Agent action: If it’s a repeat person (neighbor, regular cashier), create a new file relationship-[name-or-type].md and note the date + small reciprocity offered. Update it each time you see them to keep the ally warm.

Step 4: Log and Iterate Weekly

Review the log every Sunday. Notice patterns (what scripts land best with certain people) and adjust.
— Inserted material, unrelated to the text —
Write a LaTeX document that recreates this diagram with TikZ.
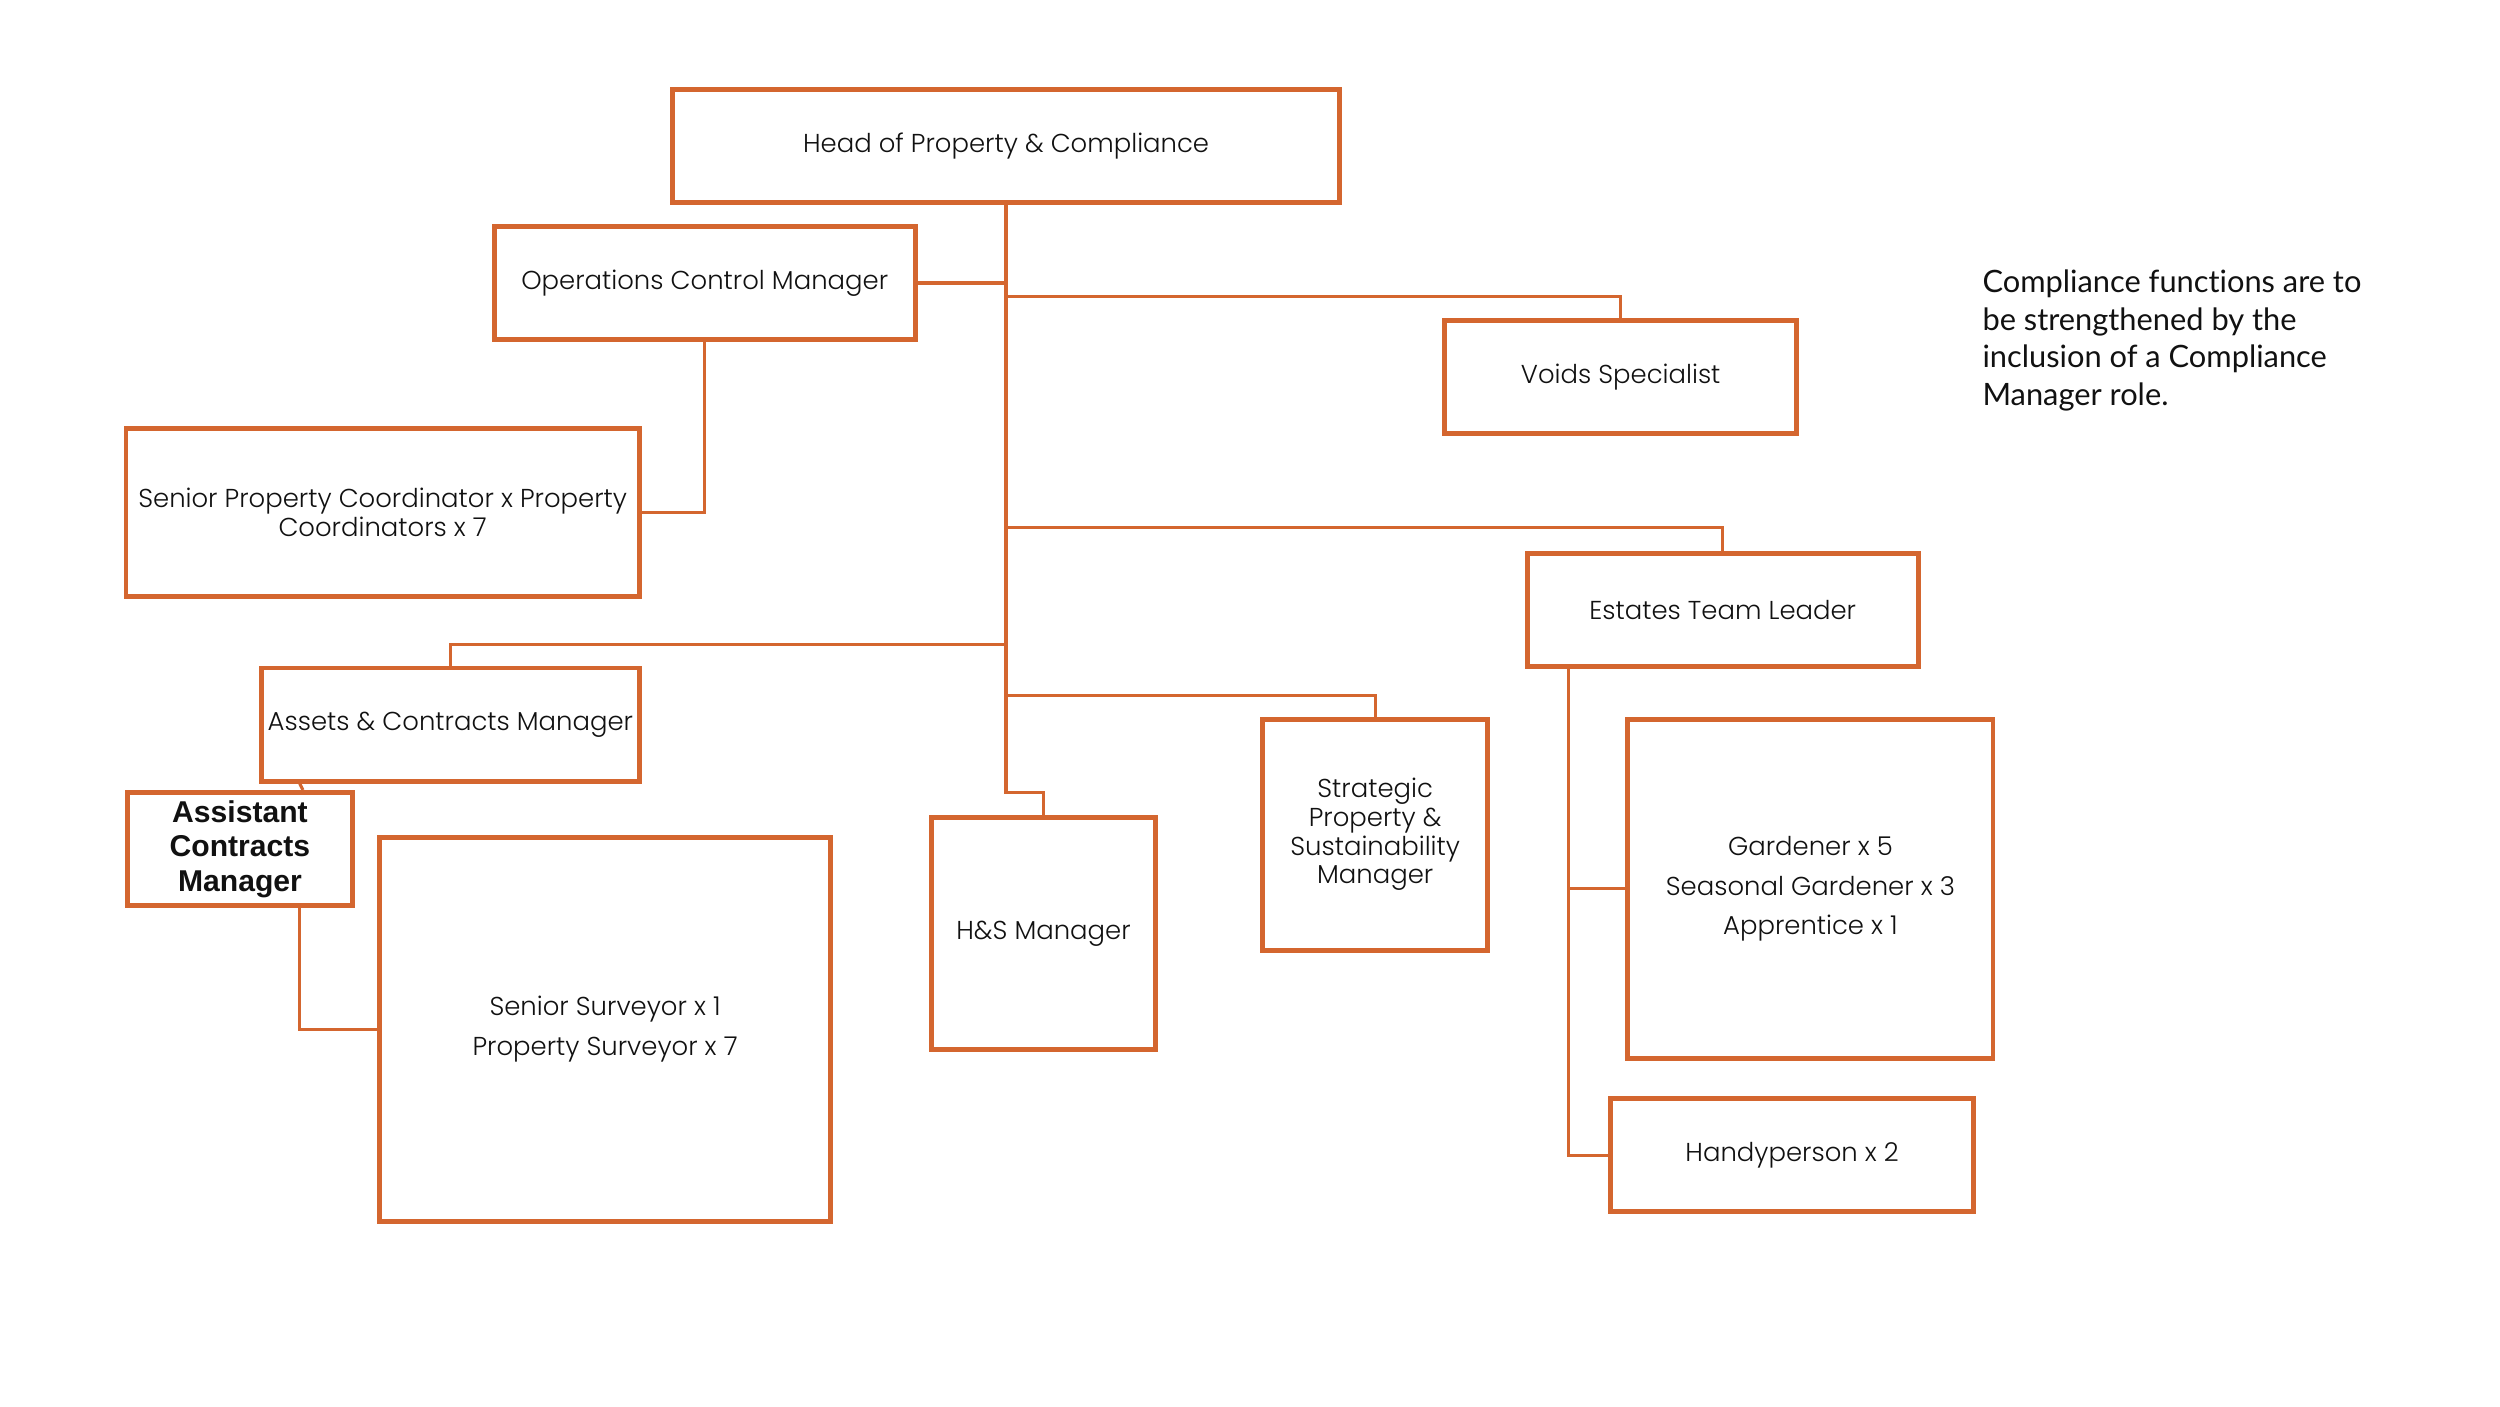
\documentclass[tikz,border=0pt]{standalone}
\usepackage{fontspec}
\setmainfont{Poppins}[UprightFont=* Light]
\newfontfamily\notefont{Lato}[Ligatures=NoCommon]
\newfontfamily\asstfont{Liberation Sans}
\usetikzlibrary{calc}
\definecolor{rust}{HTML}{D4662F}
\definecolor{ink}{HTML}{111111}
\def\pu{0.016cm}
\tikzset{
  rolebox/.style={draw=rust, line width=1.4pt, fill=white, align=center, inner sep=1pt,
    text=ink, font=\fontsize{7.4}{8.2}\selectfont},
  link/.style={draw=rust, line width=0.9pt},
  note/.style={text=ink, align=left, anchor=north west, inner sep=0pt,
    font=\notefont\fontsize{8.8}{10.7}\selectfont}
}
\begin{document}
\begin{tikzpicture}[x=\pu, y=-\pu]
  \useasboundingbox (0,0) rectangle (1568,882);

  % top of the tree
  \node[rolebox, minimum width=418*\pu, minimum height=71*\pu] (head) at (631,91.5) {Head of Property \& Compliance};
  \node[rolebox, minimum width=264*\pu, minimum height=71*\pu] (ops) at (442,177.5) {Operations Control Manager};
  \node[rolebox, minimum width=221*\pu, minimum height=71*\pu] (voids) at (1016.5,236.5) {Voids Specialist};
  \node[rolebox, minimum width=322*\pu, minimum height=105*\pu] (spc) at (240,321.5) {Senior Property Coordinator x Property\\Coordinators x 7};
  \node[rolebox, minimum width=245*\pu, minimum height=71*\pu] (estates) at (1080.5,382.5) {Estates Team Leader};
  \node[rolebox, minimum width=237*\pu, minimum height=71*\pu] (assets) at (282.5,454.5) {Assets \& Contracts Manager};

  % lower row
  \node[rolebox, minimum width=141*\pu, minimum height=71*\pu,
    font=\asstfont\bfseries\fontsize{8.6}{9.8}\selectfont] (asst) at (150.5,532.5) {Assistant\\Contracts\\Manager};
  \node[rolebox, minimum width=283*\pu, minimum height=241*\pu] (surv) at (379.5,645.5) {Senior Surveyor x 1\\[3pt]Property Surveyor x 7};
  \node[rolebox, minimum width=141*\pu, minimum height=145*\pu] (hs) at (654.5,585.5) {H\&S Manager};
  \node[rolebox, minimum width=141*\pu, minimum height=145*\pu] (strat) at (862.5,523.5) {Strategic\\Property \&\\Sustainability\\Manager};
  \node[rolebox, minimum width=229*\pu, minimum height=213*\pu] (gard) at (1135.5,557.5) {Gardener x 5\\[3pt]Seasonal Gardener x 3\\[3pt]Apprentice x 1};
  \node[rolebox, minimum width=228*\pu, minimum height=71*\pu] (handy) at (1124,724.5) {Handyperson x 2};

  % connectors
  \draw[link] (head.south) -- (head.south |- 0,497) -| (hs.north);
  \draw[link] (ops.east) -- (ops.east -| head.south);
  \draw[link] (head.south |- 0,186) -| (voids.north);
  \draw[link] (ops.south) |- (spc.east);
  \draw[link] (head.south |- 0,331) -| (estates.north);
  \draw[link] (head.south |- 0,404) -| (assets.north);
  \draw[link] (head.south |- 0,436) -| (strat.north);
  \draw[link] (assets.south -| 188,0) -- (asst.north -| 190,0);
  \draw[link] (asst.south -| 188,0) |- (surv.west);
  \draw[link] (estates.south -| 984,0) |- (handy.west);
  \draw[link] (gard.west -| 984,0) -- (gard.west);

  \node[note] (remark) at (1243,169) {Compliance functions are to\\be strengthened by the\\inclusion of a Compliance\\Manager role.};
\end{tikzpicture}
\end{document}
Agent action: Run a 2-minute review of help-log.md. Add one new micro-script variant based on what worked. If success rate <70 %, refine the opener.

Rules

  • The favor must genuinely take them under 60 seconds and zero money
  • Never ask if they look stressed, rushed, or unsafe
  • Always give them an easy “no” option: end every request with “…if you’re free, of course”
  • Never use this to ask for rides, money, or anything longer than a minute
  • Stop immediately if they hesitate — thank them anyway and walk away

Tips

  • The specific compliment in the opener is magic — it disarms the “stranger danger” reflex faster than any generic “excuse me.”
  • People say yes 3–4× more often when the ask is framed as “I’m trying to…” (shows you’re already in motion) instead of “Can you help me…”
  • Reciprocity doesn’t have to be equal — a sincere “you’re a lifesaver” + future offer creates the same warm feeling as an actual favor returned.
  • In your own neighborhood or apartment building, one successful activation per week compounds into a real safety net within a month.
  • Counterintuitive but true: asking for help actually makes the other person feel more competent and connected — you’re giving them a tiny dopamine hit, not taking from them.